Fenomena ini dapat mempengaruhi tingkat partisipasi pemilih. Dalam beberapa kasus, pemilih mungkin merasa bahwa memilih kotak kosong adalah cara untuk mengekspresikan ketidaksetujuan mereka dengan calon tunggal. Hal ini dapat mengakibatkan tingkat partisipasi yang rendah atau tingginya dukungan terhadap kotak kosong jika masyarakat lebih memilih untuk memberikan suara menolak calon yang ada.
“Kotak kosong atau calon tunggal, kini bertambah persepsinya dari sisi scientific. Dulunya kita menyebut ini sebuah bentuk kemunduran atau bahkan matinya demokrasi, tetapi sekarang bisa dimaknai sebagai bentuk ketidaksukaan pemilih atau masyarakat atas calon yang diusung parpol. Tapi ini menjadi bagian dari sistem demokrasi yang dianut sebuah negara seperti Indonesia,” kata Akademisi Universitas Prima Indonesia (Unpri) Medan, Robert Tua Siregar kepada Imaji.co.id, Kamis, 15 Agustus 2024.
Menurut Robert, hasil dari Pilkada dengan kotak kosong dapat memicu reaksi politik. Para pembuat kebijakan mungkin perlu melakukan evaluasi dan reformasi terkait proses pencalonan dan sistem politik untuk mengatasi ketidakpuasan publik dan meningkatkan kualitas calon yang diusung.

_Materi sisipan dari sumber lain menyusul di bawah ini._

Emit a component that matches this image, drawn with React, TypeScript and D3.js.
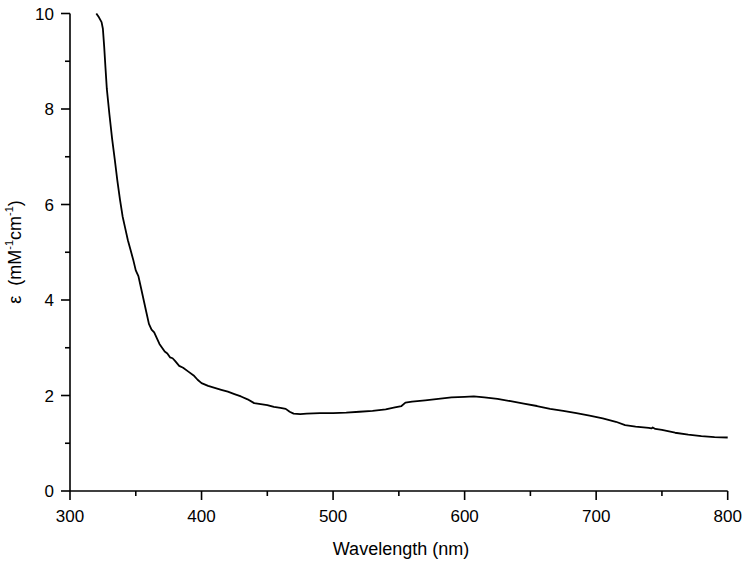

Secara keseluruhan, ujarnya lagi, Pilkada serentak dengan lawan kotak kosong mencerminkan dinamika politik dan partisipasi publik dalam sistem demokrasi. Ia kembali menekankan perlunya perbaikan dalam proses pencalonan dan penguatan sistem demokrasi untuk memastikan bahwa pilihan yang dihadapi pemilih adalah pilihan yang berkualitas dan mencerminkan aspirasi masyarakat.
“Di mata publik, fenomena ini dapat dipandang sebagai kemunduran jika dianggap sebagai indikasi bahwa sistem politik tidak berfungsi dengan baik. Namun, ini lebih merupakan cerminan dari isu-isu dalam sistem politik yang perlu ditangani daripada indikasi kemunduran yang absolut. Ini lebih pada sinyal bahwa ada kebutuhan untuk perbaikan dalam proses politik dan sistem pencalonan untuk meningkatkan kualitas demokrasi dan memastikan bahwa pemilih memiliki pilihan yang lebih baik,” tuturnya. (Pran Wira).